SET TASK: Send back all the data below, exactly as given.

DATA EXTRACT:
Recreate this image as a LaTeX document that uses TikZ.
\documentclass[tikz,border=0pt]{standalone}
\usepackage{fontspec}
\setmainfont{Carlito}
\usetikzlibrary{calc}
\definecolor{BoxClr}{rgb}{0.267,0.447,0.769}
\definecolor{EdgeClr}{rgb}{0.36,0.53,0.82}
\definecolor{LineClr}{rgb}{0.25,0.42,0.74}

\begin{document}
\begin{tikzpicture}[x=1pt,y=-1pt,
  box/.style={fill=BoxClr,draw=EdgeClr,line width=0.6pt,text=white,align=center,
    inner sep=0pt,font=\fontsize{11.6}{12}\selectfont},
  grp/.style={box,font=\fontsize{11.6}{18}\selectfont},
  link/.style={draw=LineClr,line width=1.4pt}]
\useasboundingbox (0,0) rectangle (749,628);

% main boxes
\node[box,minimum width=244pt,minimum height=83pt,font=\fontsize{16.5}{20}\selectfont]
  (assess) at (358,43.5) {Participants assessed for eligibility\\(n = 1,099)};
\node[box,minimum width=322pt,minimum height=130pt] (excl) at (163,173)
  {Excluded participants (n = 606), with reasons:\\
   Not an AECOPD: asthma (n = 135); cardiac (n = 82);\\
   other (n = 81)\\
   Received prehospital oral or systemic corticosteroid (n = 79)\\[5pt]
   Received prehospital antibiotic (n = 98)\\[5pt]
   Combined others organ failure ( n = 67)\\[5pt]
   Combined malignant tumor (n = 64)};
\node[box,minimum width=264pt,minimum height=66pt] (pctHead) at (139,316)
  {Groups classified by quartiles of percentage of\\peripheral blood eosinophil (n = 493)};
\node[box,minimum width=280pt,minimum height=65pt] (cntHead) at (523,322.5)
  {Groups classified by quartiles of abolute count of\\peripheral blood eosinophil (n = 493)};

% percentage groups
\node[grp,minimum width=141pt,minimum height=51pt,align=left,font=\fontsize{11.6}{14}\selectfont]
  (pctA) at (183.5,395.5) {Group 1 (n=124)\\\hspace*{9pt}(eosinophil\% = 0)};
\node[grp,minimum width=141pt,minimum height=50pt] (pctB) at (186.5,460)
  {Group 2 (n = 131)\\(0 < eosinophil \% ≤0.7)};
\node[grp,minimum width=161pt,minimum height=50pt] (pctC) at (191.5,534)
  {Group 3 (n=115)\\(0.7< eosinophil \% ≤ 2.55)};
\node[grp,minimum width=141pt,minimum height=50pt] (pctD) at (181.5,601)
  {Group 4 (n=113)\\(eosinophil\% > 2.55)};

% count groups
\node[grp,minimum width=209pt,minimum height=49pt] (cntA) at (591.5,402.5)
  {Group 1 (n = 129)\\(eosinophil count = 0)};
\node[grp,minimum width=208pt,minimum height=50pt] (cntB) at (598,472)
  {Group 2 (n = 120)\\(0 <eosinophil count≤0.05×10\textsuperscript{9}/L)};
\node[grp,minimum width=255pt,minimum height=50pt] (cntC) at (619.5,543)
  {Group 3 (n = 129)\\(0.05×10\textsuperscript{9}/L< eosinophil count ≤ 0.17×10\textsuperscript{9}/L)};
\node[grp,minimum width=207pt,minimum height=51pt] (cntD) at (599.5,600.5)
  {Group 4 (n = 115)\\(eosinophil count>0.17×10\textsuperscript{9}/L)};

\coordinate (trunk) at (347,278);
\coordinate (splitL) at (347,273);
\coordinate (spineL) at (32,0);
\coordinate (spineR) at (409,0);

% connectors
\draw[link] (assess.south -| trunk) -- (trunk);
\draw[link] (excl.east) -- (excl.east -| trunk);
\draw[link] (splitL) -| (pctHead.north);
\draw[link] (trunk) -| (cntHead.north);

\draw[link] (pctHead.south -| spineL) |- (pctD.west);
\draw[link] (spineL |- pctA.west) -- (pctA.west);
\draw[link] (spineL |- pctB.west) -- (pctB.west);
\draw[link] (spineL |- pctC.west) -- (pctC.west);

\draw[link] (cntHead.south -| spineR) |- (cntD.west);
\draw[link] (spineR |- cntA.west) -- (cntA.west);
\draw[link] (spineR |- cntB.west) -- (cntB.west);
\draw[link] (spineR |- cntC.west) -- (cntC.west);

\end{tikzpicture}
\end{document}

RIGHT ANSWER:
Recreate this image as a LaTeX document that uses TikZ.
\documentclass[tikz,border=0pt]{standalone}
\usepackage{fontspec}
\setmainfont{Carlito}
\usetikzlibrary{calc}
\definecolor{BoxClr}{rgb}{0.267,0.447,0.769}
\definecolor{EdgeClr}{rgb}{0.36,0.53,0.82}
\definecolor{LineClr}{rgb}{0.25,0.42,0.74}

\begin{document}
\begin{tikzpicture}[x=1pt,y=-1pt,
  box/.style={fill=BoxClr,draw=EdgeClr,line width=0.6pt,text=white,align=center,
    inner sep=0pt,font=\fontsize{11.6}{12}\selectfont},
  grp/.style={box,font=\fontsize{11.6}{18}\selectfont},
  link/.style={draw=LineClr,line width=1.4pt}]
\useasboundingbox (0,0) rectangle (749,628);

% main boxes
\node[box,minimum width=244pt,minimum height=83pt,font=\fontsize{16.5}{20}\selectfont]
  (assess) at (358,43.5) {Participants assessed for eligibility\\(n = 1,099)};
\node[box,minimum width=322pt,minimum height=130pt] (excl) at (163,173)
  {Excluded participants (n = 606), with reasons:\\
   Not an AECOPD: asthma (n = 135); cardiac (n = 82);\\
   other (n = 81)\\
   Received prehospital oral or systemic corticosteroid (n = 79)\\[5pt]
   Received prehospital antibiotic (n = 98)\\[5pt]
   Combined others organ failure ( n = 67)\\[5pt]
   Combined malignant tumor (n = 64)};
\node[box,minimum width=264pt,minimum height=66pt] (pctHead) at (139,316)
  {Groups classified by quartiles of percentage of\\peripheral blood eosinophil (n = 493)};
\node[box,minimum width=280pt,minimum height=65pt] (cntHead) at (523,322.5)
  {Groups classified by quartiles of abolute count of\\peripheral blood eosinophil (n = 493)};

% percentage groups
\node[grp,minimum width=141pt,minimum height=51pt,align=left,font=\fontsize{11.6}{14}\selectfont]
  (pctA) at (183.5,395.5) {Group 1 (n=124)\\\hspace*{9pt}(eosinophil\% = 0)};
\node[grp,minimum width=141pt,minimum height=50pt] (pctB) at (186.5,460)
  {Group 2 (n = 131)\\(0 < eosinophil \% ≤0.7)};
\node[grp,minimum width=161pt,minimum height=50pt] (pctC) at (191.5,534)
  {Group 3 (n=115)\\(0.7< eosinophil \% ≤ 2.55)};
\node[grp,minimum width=141pt,minimum height=50pt] (pctD) at (181.5,601)
  {Group 4 (n=113)\\(eosinophil\% > 2.55)};

% count groups
\node[grp,minimum width=209pt,minimum height=49pt] (cntA) at (591.5,402.5)
  {Group 1 (n = 129)\\(eosinophil count = 0)};
\node[grp,minimum width=208pt,minimum height=50pt] (cntB) at (598,472)
  {Group 2 (n = 120)\\(0 <eosinophil count≤0.05×10\textsuperscript{9}/L)};
\node[grp,minimum width=255pt,minimum height=50pt] (cntC) at (619.5,543)
  {Group 3 (n = 129)\\(0.05×10\textsuperscript{9}/L< eosinophil count ≤ 0.17×10\textsuperscript{9}/L)};
\node[grp,minimum width=207pt,minimum height=51pt] (cntD) at (599.5,600.5)
  {Group 4 (n = 115)\\(eosinophil count>0.17×10\textsuperscript{9}/L)};

\coordinate (trunk) at (347,278);
\coordinate (splitL) at (347,273);
\coordinate (spineL) at (32,0);
\coordinate (spineR) at (409,0);

% connectors
\draw[link] (assess.south -| trunk) -- (trunk);
\draw[link] (excl.east) -- (excl.east -| trunk);
\draw[link] (splitL) -| (pctHead.north);
\draw[link] (trunk) -| (cntHead.north);

\draw[link] (pctHead.south -| spineL) |- (pctD.west);
\draw[link] (spineL |- pctA.west) -- (pctA.west);
\draw[link] (spineL |- pctB.west) -- (pctB.west);
\draw[link] (spineL |- pctC.west) -- (pctC.west);

\draw[link] (cntHead.south -| spineR) |- (cntD.west);
\draw[link] (spineR |- cntA.west) -- (cntA.west);
\draw[link] (spineR |- cntB.west) -- (cntB.west);
\draw[link] (spineR |- cntC.west) -- (cntC.west);

\end{tikzpicture}
\end{document}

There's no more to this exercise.